_Task statement_
Using the listing below, please print exactly the lines from the one with "Write a web" through the one with "var yTicks = [1, 2, 3, 4, 5, 6, 7];". Leave out every picture.

_Material shown_
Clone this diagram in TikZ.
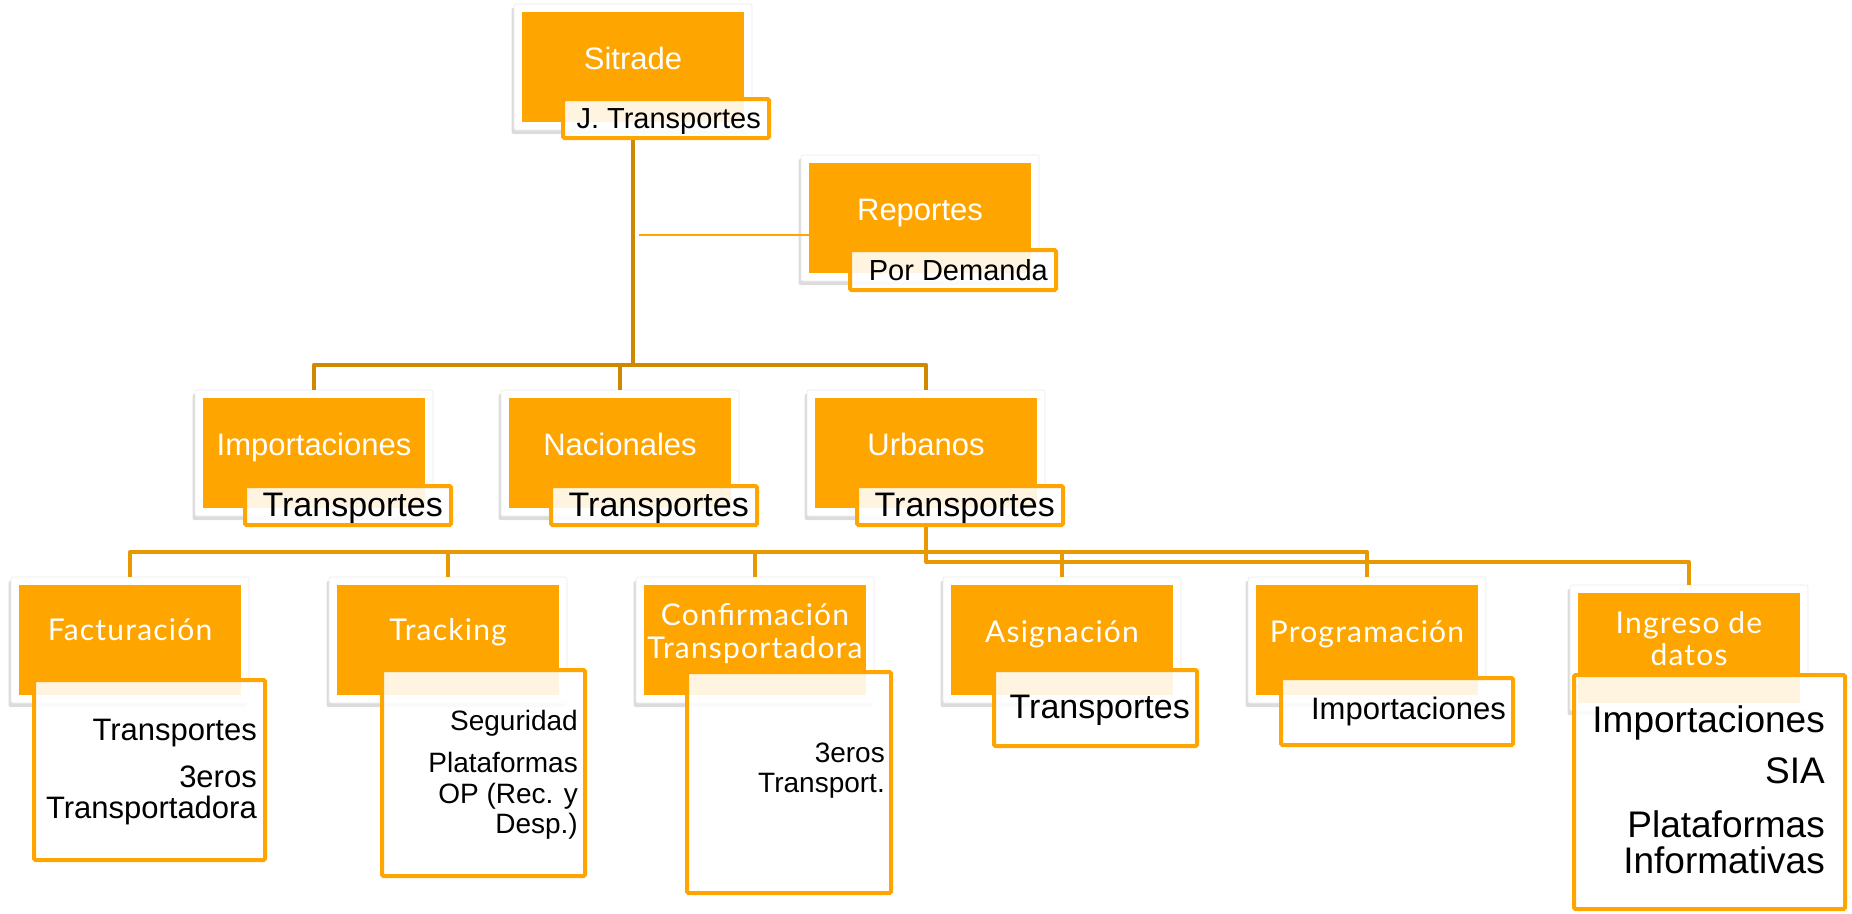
\documentclass[tikz,border=0pt]{standalone}
\usepackage{fontspec}
\setmainfont{Liberation Sans}
\newfontfamily\tfont[LetterSpace=4]{Lato}
\usetikzlibrary{shadows}
\newcommand\fsz[1]{\fontsize{#1}{#1}\selectfont}
\definecolor{org}{RGB}{255,165,0}
\definecolor{conA}{RGB}{208,136,0}
\definecolor{conB}{RGB}{232,152,0}
\begin{document}
\begin{tikzpicture}[x=1pt,y=-1pt,
  frame/.style={fill=white, draw=black!8, line width=0.6pt, rounded corners=2pt,
    minimum width=238pt, minimum height=126pt, inner sep=0pt,
    drop shadow={shadow xshift=-2.5pt, shadow yshift=-4pt, opacity=0.28}},
  obox/.style={fill=org, minimum width=222pt, minimum height=110pt, inner sep=0pt},
  lab/.style={draw=org, line width=4pt, fill=white, fill opacity=0.88,
    rounded corners=1.5pt, inner sep=0pt},
  ttl/.style={text=white, font=\fsz{31}, anchor=base, inner sep=0pt},
  ttlb/.style={text=white, font=\tfont\fsz{30}, anchor=base, inner sep=0pt},
  ltxt/.style={text=black, anchor=base east, inner sep=0pt},
  cA/.style={draw=conA, line width=4.5pt, line join=round},
  cB/.style={draw=conB, line width=4pt, line join=round},
  thinc/.style={draw=org, line width=1.6pt}]
\useasboundingbox (0,0) rectangle (1852,913);

% ---------- coordinates for buses ----------
\coordinate (busA) at (633,365);
\coordinate (busB1) at (926,552);
\coordinate (busB2) at (926,562);

% ---------- level 1 / 2 frames and boxes ----------
\node[frame] (sitf) at (633,67) {};
\node[frame] (repf) at (920,218) {};
\node[frame] (impf) at (314,453) {};
\node[frame] (nacf) at (620,453) {};
\node[frame] (urbf) at (926,453) {};
\node[obox] (sito) at (633,67) {};
\node[obox] (repo) at (920,218) {};
\node[obox] (impo) at (314,453) {};
\node[obox] (naco) at (620,453) {};
\node[obox] (urbo) at (926,453) {};

% ---------- level 3 frames and boxes ----------
\node[frame] (facf) at (130,640) {};
\node[frame] (traf) at (448,640) {};
\node[frame] (conf) at (755,640) {};
\node[frame] (asif) at (1062,640) {};
\node[frame] (prof) at (1367,640) {};
\node[frame] (ingf) at (1689,648) {};
\node[obox] (faco) at (130,640) {};
\node[obox] (trao) at (448,640) {};
\node[obox] (cono) at (755,640) {};
\node[obox] (asio) at (1062,640) {};
\node[obox] (proo) at (1367,640) {};
\node[obox] (ingo) at (1689,648) {};

% ---------- label boxes ----------
\node[lab, minimum width=206pt, minimum height=39pt] (sitl) at (666,118.5) {};
\node[lab, minimum width=206pt, minimum height=40pt] (repl) at (953,270) {};
\node[lab, minimum width=206pt, minimum height=39pt] (impl) at (348,505.5) {};
\node[lab, minimum width=206pt, minimum height=39pt] (nacl) at (654,505.5) {};
\node[lab, minimum width=206pt, minimum height=39pt] (urbl) at (960,505.5) {};

% ---------- connectors ----------
\draw[cA] (sitl.south -| sito.center) -- (busA) -| (impf.north);
\draw[cA] (busA) -| (nacf.north);
\draw[cA] (busA) -| (urbf.north);
\draw[cB] (urbl.south -| urbo.center) -- (busB2) -| (ingf.north);
\draw[cB] (busB1) -| (facf.north);
\draw[cB] (busB1) -| (traf.north);
\draw[cB] (busB1) -| (conf.north);
\draw[cB] (busB1) -| (asif.north);
\draw[cB] (busB1) -| (prof.north);
\coordinate (repj) at (639,235);
\draw[thinc] (repj) -- (repj -| repo.west);

% ---------- level-3 label boxes ----------
\node[lab, minimum width=231pt, minimum height=180pt] (facl) at (149.5,770) {};
\node[lab, minimum width=203pt, minimum height=206pt] (tral) at (483.5,773) {};
\node[lab, minimum width=204pt, minimum height=221pt] (conl) at (789,782.5) {};
\node[lab, minimum width=203pt, minimum height=76pt] (asil) at (1095.5,708) {};
\node[lab, minimum width=232pt, minimum height=67pt] (prol) at (1397,711.5) {};
\node[lab, minimum width=271pt, minimum height=234pt] (ingl) at (1709.5,792) {};

% ---------- titles ----------
\node[ttl] (sitt) at (633,69) {Sitrade};
\node[ttl] (rept) at (920,220) {Reportes};
\node[ttl] (impt) at (314,455) {Importaciones};
\node[ttl] (nact) at (620,455) {Nacionales};
\node[ttl] (urbt) at (926,455) {Urbanos};

\node[ttlb] (fact) at (130,640) {Facturación};
\node[ttlb] (trat) at (448,640) {Tracking};
\node[ttlb] (cont1) at (755,625) {Confirmación};
\node[ttlb] (cont2) at (755,658) {Transportadora};
\node[ttlb] (asit) at (1062,642) {Asignación};
\node[ttlb] (prot) at (1367,642) {Programación};
\node[ttlb] (ingt1) at (1689,633) {Ingreso de};
\node[ttlb] (ingt2) at (1689,665) {datos};

% ---------- label texts ----------
\node[ltxt, font=\fsz{29}] (sitx) at (761,128) {J. Transportes};
\node[ltxt, font=\fsz{29}] (repx) at (1048,280) {Por Demanda};
\node[ltxt, font=\fsz{34}] (impx) at (443,516) {Transportes};
\node[ltxt, font=\fsz{34}] (nacx) at (749,516) {Transportes};
\node[ltxt, font=\fsz{34}] (urbx) at (1055,516) {Transportes};

\node[ltxt, font=\fsz{31}] (facx1) at (257,740) {Transportes};
\node[ltxt, font=\fsz{31}] (facx2) at (257,787) {3eros};
\node[ltxt, font=\fsz{31}] (facx3) at (257,818) {Transportadora};

\node[ltxt, font=\fsz{28}] (trax1) at (578,730) {Seguridad};
\node[ltxt, font=\fsz{28}] (trax2) at (578,772) {Plataformas};
\node[ltxt, font=\fsz{28}] (trax3) at (578,803) {OP (Rec. y};
\node[ltxt, font=\fsz{28}] (trax4) at (578,833) {Desp.)};

\node[ltxt, font=\fsz{28}] (conx1) at (885,762) {3eros};
\node[ltxt, font=\fsz{28}] (conx2) at (885,792) {Transport.};

\node[ltxt, font=\fsz{34}] (asix) at (1190,718) {Transportes};
\node[ltxt, font=\fsz{31}] (prox) at (1506,719) {Importaciones};

\node[ltxt, font=\fsz{37}] (ingx1) at (1825,732) {Importaciones};
\node[ltxt, font=\fsz{37}] (ingx2) at (1825,783) {SIA};
\node[ltxt, font=\fsz{37}] (ingx3) at (1825,837) {Plataformas};
\node[ltxt, font=\fsz{37}] (ingx4) at (1825,873) {Informativas};
\end{tikzpicture}
\end{document}
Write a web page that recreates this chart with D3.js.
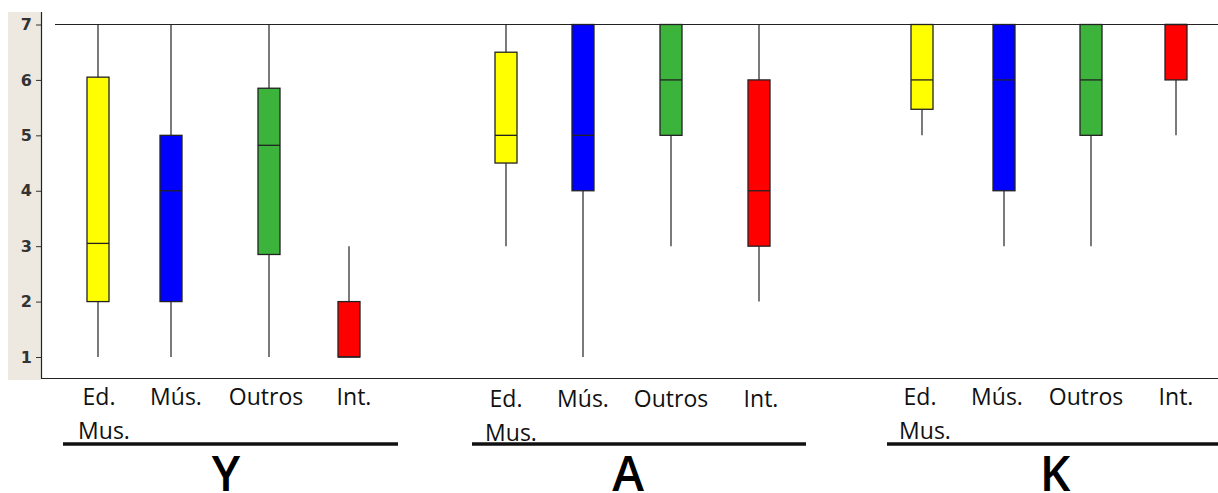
<!DOCTYPE html>
<html>
<head>
<meta charset="utf-8">
<script src="https://cdn.jsdelivr.net/npm/d3@7"></script>
<style>
  body { margin: 0; background: #fff; }
  svg { display: block; }
</style>
</head>
<body>
<div id="chart"></div>
<script>
// groups and categories
var groups = ["Y", "A", "K"];
var categories = ["Ed. Mus.", "Mús.", "Outros", "Int."];
var colors = ["#ffff00", "#0000ff", "#3cb43c", "#ff0000"];
var yTicks = [1, 2, 3, 4, 5, 6, 7];

// five-number summaries per group, in category order: [min, q1, median, q3, max]
var statsY = [[1, 2, 3.05, 6.05, 7], [1, 2, 4, 5, 7], [1, 2.85, 4.82, 5.85, 7], [1, 1, 1, 2, 3]];
var statsA = [[3, 4.5, 5, 6.5, 7], [1, 4, 5, 7, 7], [3, 5, 6, 7, 7], [2, 3, 4, 6, 7]];
var statsK = [[5, 5.47, 6, 7, 7], [3, 4, 6, 7, 7], [3, 5, 6, 7, 7], [5, 6, 7, 7, 7]];
var allStats = [statsY, statsA, statsK];

// box centres
var boxCenters = [[98, 171, 269, 349], [506, 583, 671, 759], [922, 1004, 1091, 1176]];
var labelCenters = [[99, 176, 266, 354], [506, 583, 671, 761], [920, 997, 1086, 1176]];
var underline = [[63, 398], [472, 806], [887, 1218]];
var letterCenters = [226, 628, 1055];

var width = 1218, height = 493;

var svg = d3.select("#chart")
  .append("svg")
  .attr("width", width)
  .attr("height", height);

var y = d3.scaleLinear()
  .domain([1, 7])
  .range([357, 24.5]);

// gray strip behind the y axis
svg.append("rect")
  .attr("x", 8).attr("y", 12)
  .attr("width", 33).attr("height", 368)
  .attr("fill", "#ede9e1");

// y axis
var yAxis = svg.append("g")
  .attr("transform", "translate(41,0)")
  .call(d3.axisLeft(y).tickValues(yTicks).tickFormat(d3.format("d")).tickSize(5).tickSizeOuter(0));
yAxis.select(".domain").remove();
yAxis.selectAll("line").attr("stroke", "#333");
yAxis.selectAll("text")
  .attr("fill", "#333")
  .style("font-family", "DejaVu Sans")
  .style("font-weight", "bold")
  .style("font-size", "16px")
  .attr("x", -9);

svg.append("line")
  .attr("x1", 41.5).attr("x2", 41.5)
  .attr("y1", 12).attr("y2", 378.5)
  .attr("stroke", "#222").attr("stroke-width", 1.2);

// bottom axis line
svg.append("line")
  .attr("x1", 41).attr("x2", width)
  .attr("y1", 378.5).attr("y2", 378.5)
  .attr("stroke", "#222").attr("stroke-width", 1.2);

// top reference line at 7
svg.append("line")
  .attr("x1", 55).attr("x2", width)
  .attr("y1", y(7)).attr("y2", y(7))
  .attr("stroke", "#222").attr("stroke-width", 1.2);

var boxW = 22;

allStats.forEach(function(stats, g) {
  stats.forEach(function(s, i) {
    var cx = boxCenters[g][i];
    var gg = svg.append("g");

    // whiskers
    gg.append("line")
      .attr("x1", cx).attr("x2", cx)
      .attr("y1", y(s[4])).attr("y2", y(s[3]))
      .attr("stroke", "#222").attr("stroke-width", 1.2);
    gg.append("line")
      .attr("x1", cx).attr("x2", cx)
      .attr("y1", y(s[1])).attr("y2", y(s[0]))
      .attr("stroke", "#222").attr("stroke-width", 1.2);

    // box
    gg.append("rect")
      .attr("x", cx - boxW / 2)
      .attr("y", y(s[3]))
      .attr("width", boxW)
      .attr("height", y(s[1]) - y(s[3]))
      .attr("fill", colors[i])
      .attr("stroke", "#222")
      .attr("stroke-width", 1.3);

    // median
    gg.append("line")
      .attr("x1", cx - boxW / 2).attr("x2", cx + boxW / 2)
      .attr("y1", y(s[2])).attr("y2", y(s[2]))
      .attr("stroke", "#222").attr("stroke-width", 1.3);

    // category label
    var words = i === 0 ? categories[i].split(" ") : [categories[i]];
    var t = svg.append("text")
      .attr("text-anchor", "middle")
      .attr("fill", "#111")
      .style("font-family", "Open Sans")
      .style("font-size", "23px");
    words.forEach(function(w, k) {
      t.append("tspan")
        .attr("x", labelCenters[g][i] + (k === 1 ? 5 : 0))
        .attr("y", 405 + (g === 1 ? 2 : 0) + k * 34)
        .text(w);
    });
  });

  // group underline
  svg.append("line")
    .attr("x1", underline[g][0]).attr("x2", underline[g][1])
    .attr("y1", 444).attr("y2", 444)
    .attr("stroke", "#111").attr("stroke-width", 3.5);

  // group letter
  svg.append("text")
    .attr("x", letterCenters[g])
    .attr("y", 491)
    .attr("text-anchor", "middle")
    .attr("fill", "#000")
    .style("font-family", "Open Sans")
    .style("font-weight", "600")
    .style("font-size", "48px")
    .text(groups[g]);
});
</script>
</body>
</html>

_Task response_
Write a web page that recreates this chart with D3.js.
<!DOCTYPE html>
<html>
<head>
<meta charset="utf-8">
<script src="https://cdn.jsdelivr.net/npm/d3@7"></script>
<style>
  body { margin: 0; background: #fff; }
  svg { display: block; }
</style>
</head>
<body>
<div id="chart"></div>
<script>
// groups and categories
var groups = ["Y", "A", "K"];
var categories = ["Ed. Mus.", "Mús.", "Outros", "Int."];
var colors = ["#ffff00", "#0000ff", "#3cb43c", "#ff0000"];
var yTicks = [1, 2, 3, 4, 5, 6, 7];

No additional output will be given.